By CYRIL TUOHY, managing editor of Risk & Insurance®
Forget economics being called the "dismal science." You want to dabble in a dismal science? Try catastrophe modeling. The best CAT modeling can do, indeed the best it has ever done, is to estimate losses from an earthquake or a hurricane. Even at its very best, CAT modeling only comes close. It offers a window of loss, from $10 million to $15 million, for example, or from $1 billion to $1.5 billion. That's not bad, but it it's hardly good enough.
What risk managers really need from these CAT models is to get the projected losses right. What we need out of our CAT models and modelers is for them to get it right every time. Nobody said it was going to be easy, and CAT modelers, I grant you, may be working with a certain handicap.
Insurance data collection systems, bulk coding, incomplete exposure characteristics, inaccurate valuation of building contents, poor geocoding information, all conspire to corrupt the accuracy of models. It's the classic garbage in/garbage out problem, and it has yet to be solved for insurance data.
Modelers know this, though, even before going into the business, so my vote is not to let them off the hook. My vote is to hold their feet to the fire, and come down hard on them when they are off base: lash them to a Miami dock in the midst of a Category 3 storm. How come so many models fell short in estimating the $12.5 billion in insured losses caused by Hurricane Ike, when it roared ashore in Texas last year?
Let's not talk about how Hurricane Katrina put everyone in the modeling community to shame--running up insured losses north of $41 billion when it slammed in New Orleans in 2005, way above anything that the CAT community had ever even conceived of.
As every risk manager knows all too well, CAT models matter. They matter because the loss estimates they spit out are used by underwriters to price risk. Pricing risk eventually shows up in the premiums risk managers pay for their insurance policies.
When Quaker Oats Co. pays more for a commercial insurance policy, the higher the price of my Quaker Oats, and let me tell you, I get steamed by the high prices of Quaker Oats. Cedants are similarly miffed when the CAT models are off base--either overestimating or underestimating catastrophe loss exposures, and thus the catastrophe reinsurance premiums paid.
The standard response from the CAT modeling crowd is that the models are improving. With every catastrophe, we're told, there's more data collected and parsed through ever more complex algorithms.
I don't buy it, not for a minute.

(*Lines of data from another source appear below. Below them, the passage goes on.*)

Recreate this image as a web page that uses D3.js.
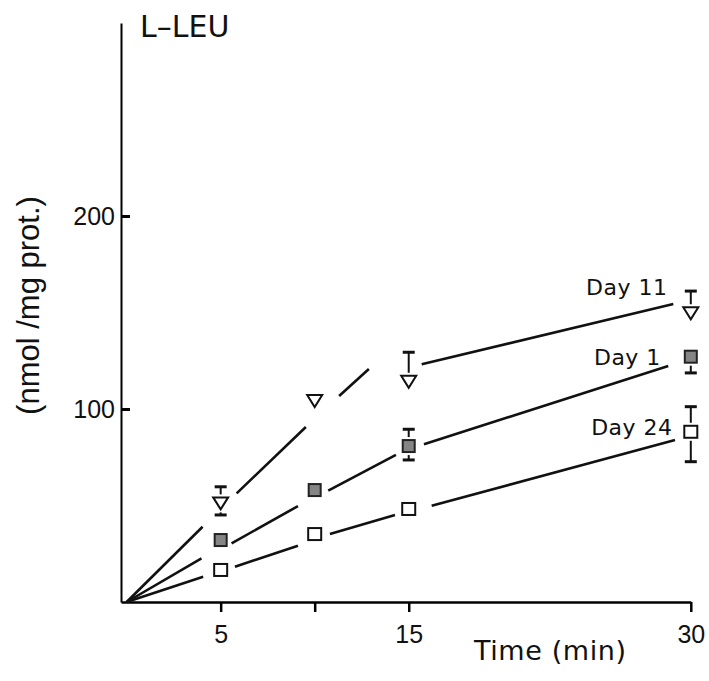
<!DOCTYPE html>
<html>
<head>
<meta charset="utf-8">
<script src="https://cdn.jsdelivr.net/npm/d3@7"></script>
<style>
body { margin: 0; background: #fff; }
svg { display: block; }
</style>
</head>
<body>
<svg id="chart" width="709" height="681"></svg>
<script>
var xTicks = [5, 10, 15, 30];
var xTickLabels = ["5", "", "15", "30"];
var yTicks = [100, 200];
var yTickLabels = ["100", "200"];

// points [time (min), nmol/mg prot.]
var day11 = [[5, 51.1], [10, 104.1], [15, 114.1], [30, 149.6]];
var day1 = [[5, 32.1], [10, 58.0], [15, 80.8], [30, 127.1]];
var day24 = [[5, 16.6], [10, 35.2], [15, 48.2], [30, 88.2]];

// error bars [time, low, high]
var day11Err = [[5, 45.1, 59.7], [15, null, 129.4], [30, null, 161.1]];
var day1Err = [[15, 73.6, 89.5], [30, 118.7, null]];
var day24Err = [[30, 72.7, 101.2]];

// line pieces as drawn [t0, v0, t1, v1]
var day11Lines = [[0, 0, 4.04, 39.0], [5.85, 56.3, 9.53, 90.7], [11.30, 106.7, 12.88, 120.7], [15.69, 123.2, 29.07, 154.4]];
var day1Lines = [[0, 0, 3.98, 22.6], [5.58, 30.4, 9.11, 49.7], [10.72, 57.7, 14.32, 76.2], [15.81, 81.7, 28.80, 122.3]];
var day24Lines = [[0, 0, 4.07, 13.1], [5.76, 18.3, 9.11, 29.2], [10.81, 35.2, 14.27, 45.1], [16.22, 49.9, 29.16, 83.9]];

var seriesNames = ["Day 11", "Day 1", "Day 24"];
var labelPos = [[24.43, 159.1], [24.85, 122.8], [24.7, 86.5]];

var svg = d3.select("#chart");
var x = d3.scaleLinear().domain([-0.3, 30]).range([121, 690.8]);
var y = d3.scaleLinear().domain([0, 300]).range([602, 23]);

// axes
var xAxis = d3.axisBottom(x).tickValues(xTicks).tickSize(10).tickSizeOuter(0).tickPadding(13)
    .tickFormat(function(d, i) { return xTickLabels[i]; });
var gx = svg.append("g").attr("transform", "translate(0," + y(0) + ")").call(xAxis);
gx.select(".domain").attr("stroke-width", 2.5);
gx.selectAll(".tick line").attr("stroke-width", 2.5);
gx.selectAll("text").attr("font-family", "Liberation Sans, Arial, sans-serif").attr("font-size", 25).attr("fill", "#111");

var yAxis = d3.axisLeft(y).tickValues(yTicks).tickSizeInner(-9).tickSizeOuter(0).tickPadding(6)
    .tickFormat(function(d, i) { return yTickLabels[i]; });
var gy = svg.append("g").attr("transform", "translate(" + x(-0.3) + ",0)").call(yAxis);
gy.select(".domain").attr("stroke-width", 2);
gy.selectAll(".tick line").attr("stroke-width", 3);
gy.selectAll("text").attr("font-family", "Liberation Sans, Arial, sans-serif").attr("font-size", 25).attr("fill", "#111");

svg.append("text").attr("x", 140).attr("y", 37)
    .attr("font-family", "DejaVu Sans, sans-serif").attr("font-size", 30).attr("fill", "#111")
    .text("L\u2013LEU");

svg.append("text").attr("transform", "translate(38.5,305.5) rotate(-90)")
    .attr("text-anchor", "middle")
    .attr("font-family", "Liberation Sans, Arial, sans-serif").attr("font-size", 31).attr("fill", "#111")
    .text("(nmol /mg prot.)");

svg.append("text").attr("x", 474).attr("y", 660)
    .attr("font-family", "DejaVu Sans, sans-serif").attr("font-size", 27).attr("letter-spacing", 0.6).attr("fill", "#111")
    .text("Time (min)");

// lines
var allLines = [day11Lines, day1Lines, day24Lines];
allLines.forEach(function(pieces) {
    svg.append("g").selectAll("line").data(pieces).enter().append("line")
        .attr("x1", function(d) { return x(d[0]); })
        .attr("y1", function(d) { return y(d[1]); })
        .attr("x2", function(d) { return x(d[2]); })
        .attr("y2", function(d) { return y(d[3]); })
        .attr("stroke", "#111").attr("stroke-width", 2.6);
});

// error bars
var drawErr = function(errs, pts, half) {
    var g = svg.append("g").attr("stroke", "#111");
    errs.forEach(function(e) {
        var mean = pts.filter(function(p) { return p[0] === e[0]; })[0][1];
        var cx = x(e[0]);
        var cy = y(mean);
        if (e[2] !== null) {
            g.append("line").attr("x1", cx).attr("x2", cx).attr("y1", y(e[2])).attr("y2", cy - half - 3).attr("stroke-width", 2);
            g.append("line").attr("x1", cx - 6).attr("x2", cx + 6).attr("y1", y(e[2])).attr("y2", y(e[2])).attr("stroke-width", 3);
        }
        if (e[1] !== null) {
            g.append("line").attr("x1", cx).attr("x2", cx).attr("y1", cy + half + 3).attr("y2", y(e[1])).attr("stroke-width", 2);
            g.append("line").attr("x1", cx - 6).attr("x2", cx + 6).attr("y1", y(e[1])).attr("y2", y(e[1])).attr("stroke-width", 3);
        }
    });
};
drawErr(day11Err, day11, 6);
drawErr(day1Err, day1, 6);
drawErr(day24Err, day24, 6);

// markers
svg.append("g").selectAll("path").data(day11).enter().append("path")
    .attr("d", "M-7.5,-6L7.5,-6L0,6Z")
    .attr("transform", function(d) { return "translate(" + x(d[0]) + "," + y(d[1]) + ")"; })
    .attr("fill", "#fff").attr("stroke", "#111").attr("stroke-width", 2);

svg.append("g").selectAll("rect").data(day1).enter().append("rect")
    .attr("x", function(d) { return x(d[0]) - 6; })
    .attr("y", function(d) { return y(d[1]) - 6; })
    .attr("width", 12).attr("height", 12)
    .attr("fill", "#858585").attr("stroke", "#222").attr("stroke-width", 2);

svg.append("g").selectAll("rect").data(day24).enter().append("rect")
    .attr("x", function(d) { return x(d[0]) - 6.5; })
    .attr("y", function(d) { return y(d[1]) - 6; })
    .attr("width", 13).attr("height", 12)
    .attr("fill", "#fff").attr("stroke", "#111").attr("stroke-width", 2);

// series labels
svg.append("g").selectAll("text").data(seriesNames).enter().append("text")
    .attr("x", function(d, i) { return x(labelPos[i][0]); })
    .attr("y", function(d, i) { return y(labelPos[i][1]); })
    .attr("font-family", "DejaVu Sans, sans-serif").attr("font-size", 22).attr("letter-spacing", 0.5).attr("fill", "#111")
    .text(function(d) { return d; });
</script>
</body>
</html>
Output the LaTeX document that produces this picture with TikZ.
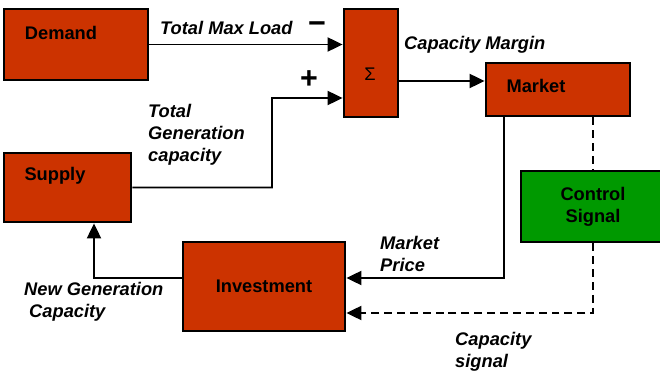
\documentclass[tikz,border=0pt]{standalone}
\usepackage{fontspec}
\setmainfont{Liberation Sans}
\usetikzlibrary{arrows.meta}
\newcommand{\boxfont}{\fontsize{15.6}{18.9}\selectfont\bfseries}
\definecolor{blockred}{HTML}{CC3300}
\definecolor{blockgreen}{HTML}{009900}
\begin{document}
\begin{tikzpicture}[x=0.03cm,y=-0.03cm,
  block/.style={draw=black,line width=2.4pt,inner sep=0pt,font=\boxfont,align=center},
  blocktitle/.style={inner sep=0pt,font=\boxfont},
  lbl/.style={anchor=base west,align=left,inner sep=0pt,font=\boxfont\itshape},
  flow/.style={line width=1.7pt,-{Triangle[length=0.45cm,width=0.42cm]}},
  signal/.style={flow,dash pattern=on 6.8pt off 4.2pt}]
\clip (0,0) rectangle (660,371);
% blocks
\node[block,fill=blockred,minimum width=4.32cm,minimum height=2.13cm] (demand) at (76,44.5) {};
\node[block,fill=blockred,minimum width=1.62cm,minimum height=3.24cm] (sum) at (371,63) {};
\node[block,fill=blockred,minimum width=4.32cm,minimum height=1.59cm] (market) at (558,89.5) {};
\node[block,fill=blockred,minimum width=3.81cm,minimum height=2.07cm] (supply) at (67.5,187.5) {};
\node[block,fill=blockgreen,minimum width=4.32cm,minimum height=2.13cm] (control) at (593,206.5) {Control\\Signal};
\node[block,fill=blockred,minimum width=4.86cm,minimum height=2.67cm] (investment) at (264,286.5) {Investment};
\node[blocktitle] (demandname) at (61,33) {Demand};
\node[blocktitle] (marketname) at (536,86) {Market};
\node[blocktitle] (supplyname) at (55,176) {Supply};
\node[inner sep=0pt,font=\fontsize{15.6}{18.7}\selectfont] (sigma) at (370,74) {\char"03A3};
% connectors
\draw[flow] (demand.east) -- (demand.east -| sum.west);
\draw[flow] (supply.east) -| (272,98) -- ([yshift=-1.05cm]sum.west);
\draw[flow] ([yshift=-0.54cm]sum.east) -- ([yshift=-0.54cm]sum.east -| market.west);
\draw[flow] ([xshift=0.57cm]market.south west) |- ([yshift=0.255cm]investment.east);
\draw[signal,-] (control.north |- market.south) -- (control.north);
\draw[signal] (control.south) |- ([yshift=-0.795cm]investment.east);
\draw[flow] ([yshift=0.255cm]investment.west) -| ([xshift=0.795cm]supply.south);
% labels (multi-line ones sit on the baseline of their last line)
\node[lbl] (maxload) at (160,35) {Total Max Load};
\node[font=\fontsize{26}{30}\selectfont\bfseries,inner sep=0pt] (minus) at (317,28) {\char"2212};
\node[font=\fontsize{26}{30}\selectfont\bfseries,inner sep=0pt] (plus) at (309,80) {+};
\node[lbl] (margin) at (404,50) {Capacity Margin};
\node[lbl] (totalgen) at (148,162) {Total\\Generation\\capacity};
\node[lbl] (newgen) at (24,318) {New Generation\\\hspace*{0.15cm}Capacity};
\node[lbl] (price) at (380,272) {Market\\Price};
\node[lbl] (capsignal) at (455,368) {Capacity\\signal};
\end{tikzpicture}
\end{document}
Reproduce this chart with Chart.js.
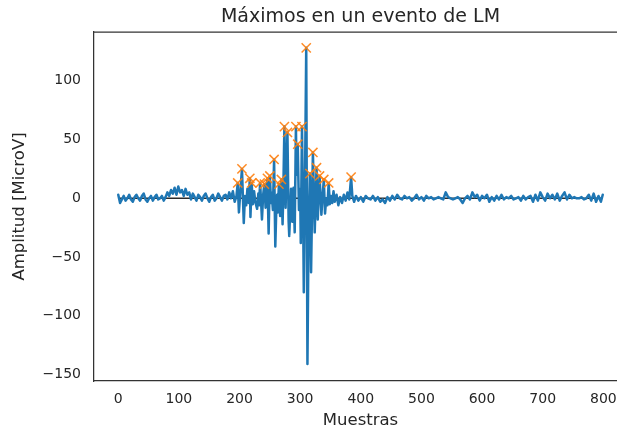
<!DOCTYPE html>
<html lang="es">
<head>
<meta charset="utf-8">
<title>Máximos en un evento de LM</title>
<script src="https://cdn.jsdelivr.net/npm/chart.js@4.4.1/dist/chart.umd.min.js"></script>
<style>
  html, body { margin: 0; padding: 0; background: #fff; }
  #marco { width: 617px; height: 432px; overflow: hidden; }
  #grafico { display: block; }
</style>
</head>
<body>
<div id="marco"><canvas id="grafico" width="640" height="432"></canvas></div>
<script>
// Señal del evento (muestra -> amplitud en microvoltios)
const muestras = [
  0, 3, 6, 9, 12, 15, 18, 21, 24, 27, 30, 33, 36, 39, 42, 45, 48, 51, 54, 57,
  60, 63, 66, 69, 72, 75, 78, 81, 84, 87, 90, 93, 96, 99, 102, 105, 108, 111, 114, 117,
  120, 123, 126, 129, 132, 135, 138, 141, 144, 147, 150, 153, 156, 159, 162, 165, 168, 171, 174, 177,
  180, 183, 186, 189,
  192, 195, 197, 199, 201, 204, 207, 209, 211, 213, 215, 217, 218, 220, 222, 224, 226, 229, 231, 232,
  234, 237, 239, 241, 243, 244, 246, 248, 250, 252, 253, 255, 257, 259, 261, 262, 263, 265, 267, 269,
  271, 272, 274, 276, 279, 281, 282, 285, 287, 289, 291, 293, 294, 296, 298, 300, 301, 303, 305, 306,
  308, 310, 312, 314, 316, 318, 321, 324, 325, 327, 329, 330, 332, 335, 337, 339, 341, 343, 345, 347,
  349, 351, 353, 355, 357, 360, 363, 366, 369, 372, 375, 378, 381, 384, 386, 389,
  392, 396, 400, 404, 408, 412, 416, 420, 424, 428, 432, 436, 440, 444, 448, 452, 456, 460, 464, 468,
  472, 476, 480, 484, 488, 492, 496, 500, 504, 508, 512, 516, 520, 524, 528, 532, 536, 540, 544, 548,
  552, 556, 560, 564, 568, 572, 576, 580, 584, 588, 592, 596, 600, 604, 608, 612, 616, 620, 624, 628,
  632, 636, 640, 644, 648, 652, 656, 660, 664, 668, 672, 676, 680, 684, 688, 692, 696, 700, 704, 708,
  712, 716, 720, 724, 728, 732, 736, 740, 744, 748, 752, 756, 760, 764, 768, 772, 776, 780, 784, 788,
  792, 796, 799
];
const amplitud = [
  3, -4, -1, 2, -2, 0, 3, -1, -3, 1, 3, 0, -2, 2, 4, -1, -3, 0, 2, -2,
  1, 3, -1, 0, 2, -2, 1, 5, 2, 7, 4, 9, 3, 10, 5, 7, 2, 8, 3, 5,
  -1, 4, 1, -2, 3, 1, -2, 2, 4, 0, -3, 1, 3, -2, 0, 4, 1, -2, 2, 3,
  -1, 5, 0, 6,
  -3, 2, 13, -12, 3, 25, -21, 2, -6, 8, -4, 17, -16, 13, -5, 6, -3, -9, 4, -6,
  13, -18, 3, 12, -8, 2, 17, -30, 19, -4, 5, -10, 33, -41, -2, 3, -12, 12, -15, 16,
  -22, 0, 61, -8, 56, -20, -32, 8, -20, 9, -29, 61, 20, 46, -10, 8, -38, 61, -20, -80,
  15, 128, -141, -20, 21, -63, 39, -29, -10, 26, -18, -5, 19, -14, 2, 16, -13, 0, -6, 13,
  -5, 2, -4, 6, -3, 3, -6, 1, -4, 3, -2, 5, -1, 18, 2, -3,
  2, -2, 1, -3, 2, 0, -1, 2, -2, 1, -3, -1, -4, 1, -2, 2, -1, 3, 0, -1,
  2, 0, 1, -2, 0, 3, -1, 1, -2, 2, 0, 1, -1, 0, 1, 0, -1, 5, 1, 0,
  -1, 0, 1, -1, -4, 0, 2, -1, 5, 1, 3, -2, 2, 0, 3, -3, 1, -2, 2, -1,
  3, -1, 1, 0, 2, -1, 0, 1, -2, 2, -1, 1, 2, -3, 3, -2, 5, 1, -2, 4,
  0, 3, -1, 4, -2, 2, 5, -1, 3, 0, 1, 0, 0, 1, -1, 0, 3, -2, 4, -3,
  2, -3, 3
];
// Muestras donde se detectaron máximos
const picos = [197, 204, 217, 220, 234, 241, 246, 250, 257, 265, 269, 274,
  279, 293, 296, 303, 310, 316, 321, 327, 332, 339, 347, 384];
// Línea de referencia en cero
const baseX = [0, 799];
const baseY = [0, 0];

const ticksX = [0, 100, 200, 300, 400, 500, 600, 700, 800];
const ticksY = [-150, -100, -50, 0, 50, 100];

const TEXTO = "#262626";
const EJE = "#333333";

const senal = muestras.map((m, i) => ({ x: m, y: amplitud[i] }));
const maximos = picos.map((p) => ({ x: p, y: amplitud[muestras.indexOf(p)] }));
const base = baseX.map((m, i) => ({ x: m, y: baseY[i] }));

function etiqueta(v) {
  return v < 0 ? "\u2212" + Math.abs(v) : String(v);
}

// marco superior del área de trazado
const marcoSuperior = {
  id: "marcoSuperior",
  afterDatasetsDraw(chart) {
    const { ctx, chartArea } = chart;
    ctx.save();
    ctx.strokeStyle = EJE;
    ctx.lineWidth = 1.25;
    ctx.beginPath();
    ctx.moveTo(chartArea.left, chartArea.top);
    ctx.lineTo(chartArea.right, chartArea.top);
    ctx.stroke();
    ctx.restore();
  },
};

Chart.defaults.font.family = "'DejaVu Sans', sans-serif";
Chart.defaults.color = TEXTO;

const ctx = document.getElementById("grafico").getContext("2d");
new Chart(ctx, {
  type: "line",
  data: {
    datasets: [
      {
        label: "máximos",
        data: maximos,
        showLine: false,
        pointStyle: "crossRot",
        pointRadius: 6.5,
        pointBorderWidth: 1.5,
        pointBorderColor: "rgba(255, 127, 14, 0.9)",
        pointBackgroundColor: "rgba(255, 127, 14, 0.9)",
        order: 0,
      },
      {
        label: "señal",
        data: senal,
        borderColor: "#1f77b4",
        borderWidth: 2.5,
        borderJoinStyle: "round",
        borderCapStyle: "round",
        pointRadius: 0,
        tension: 0,
        fill: false,
        order: 1,
      },
      {
        label: "base",
        data: base,
        borderColor: "#2b2b2b",
        borderWidth: 1.6,
        pointRadius: 0,
        fill: false,
        order: 2,
      },
    ],
  },
  options: {
    responsive: false,
    animation: false,
    events: [],
    layout: { padding: { left: 0, top: 0, right: 13, bottom: 0 } },
    plugins: {
      legend: { display: false },
      tooltip: { enabled: false },
      title: {
        display: true,
        text: "Máximos en un evento de LM",
        fullSize: false,
        color: TEXTO,
        font: { size: 19, weight: "normal" },
        padding: { top: 6, bottom: 3.2 },
      },
    },
    scales: {
      x: {
        type: "linear",
        min: -40,
        max: 839,
        grid: { display: false, drawTicks: false },
        border: { display: true, color: EJE, width: 1.25 },
        afterBuildTicks: (s) => {
          s.ticks = ticksX.map((v) => ({ value: v }));
        },
        afterFit: (s) => {
          s.height = 51;
        },
        ticks: {
          font: { size: 14 },
          color: TEXTO,
          padding: 10,
          maxRotation: 0,
          callback: etiqueta,
        },
        title: {
          display: true,
          text: "Muestras",
          color: TEXTO,
          font: { size: 16.5 },
          padding: { top: 0, bottom: 1 },
        },
      },
      y: {
        type: "linear",
        min: -155.5,
        max: 141.5,
        grid: { display: false, drawTicks: false },
        border: { display: true, color: EJE, width: 1.25 },
        afterBuildTicks: (s) => {
          s.ticks = ticksY.map((v) => ({ value: v }));
        },
        afterFit: (s) => {
          s.width = 94;
        },
        ticks: {
          font: { size: 14 },
          color: TEXTO,
          padding: 13,
          callback: etiqueta,
        },
        title: {
          display: true,
          text: "Amplitud [MicroV]",
          color: TEXTO,
          font: { size: 16.5 },
          padding: { top: 10, bottom: 0 },
        },
      },
    },
  },
  plugins: [marcoSuperior],
});
</script>
</body>
</html>
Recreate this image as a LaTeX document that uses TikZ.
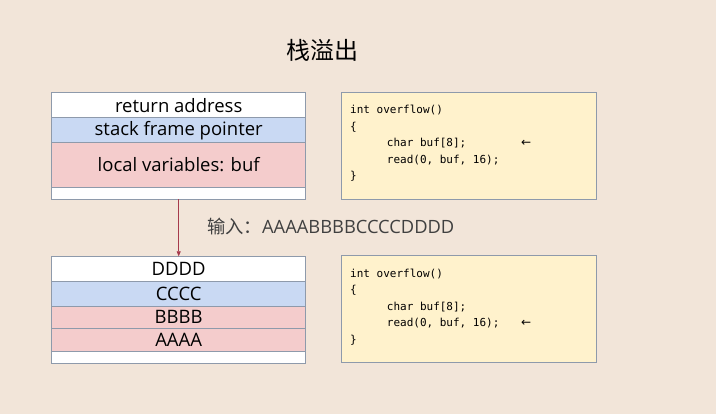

In fact, just the opposite is happening. For every new storm, and for every new data point collected, estimating the losses at risk in the next one becomes more difficult. The more data available, the more difficult the accuracy challenge. Why is certainty so difficult for CAT modelers? The last catastrophic earthquake in the United States, for example, occurred in 1994, in Northridge, Calif. It toppled apartment buildings and buckled freeways, causing $12.5 billion in insured losses.
Since then there have been scores of upgrades to the models. Despite this, there has been no significant opportunity to evaluate claims data specific to the San Fernando Valley, where the earthquake struck.
Even where claims data has been more available, hazard data is still sparse. In Florida, for example, the modeling firms have only had about 80 historical hurricanes, with only 10 of them reaching Category 4 or Category 5.
Since models must be able to simulate all potential wind speed combinations, modelers make assumptions from the historical evidence for the range of possible combinations, but that is still not good enough.
We now know, thanks to events of the last four or five years, that it is way too easy to underestimate Mother Nature's potential, and that the relationship between size and intensity, at least for Hurricane Katrina, surpassed that of all simulated events in the existing CAT model.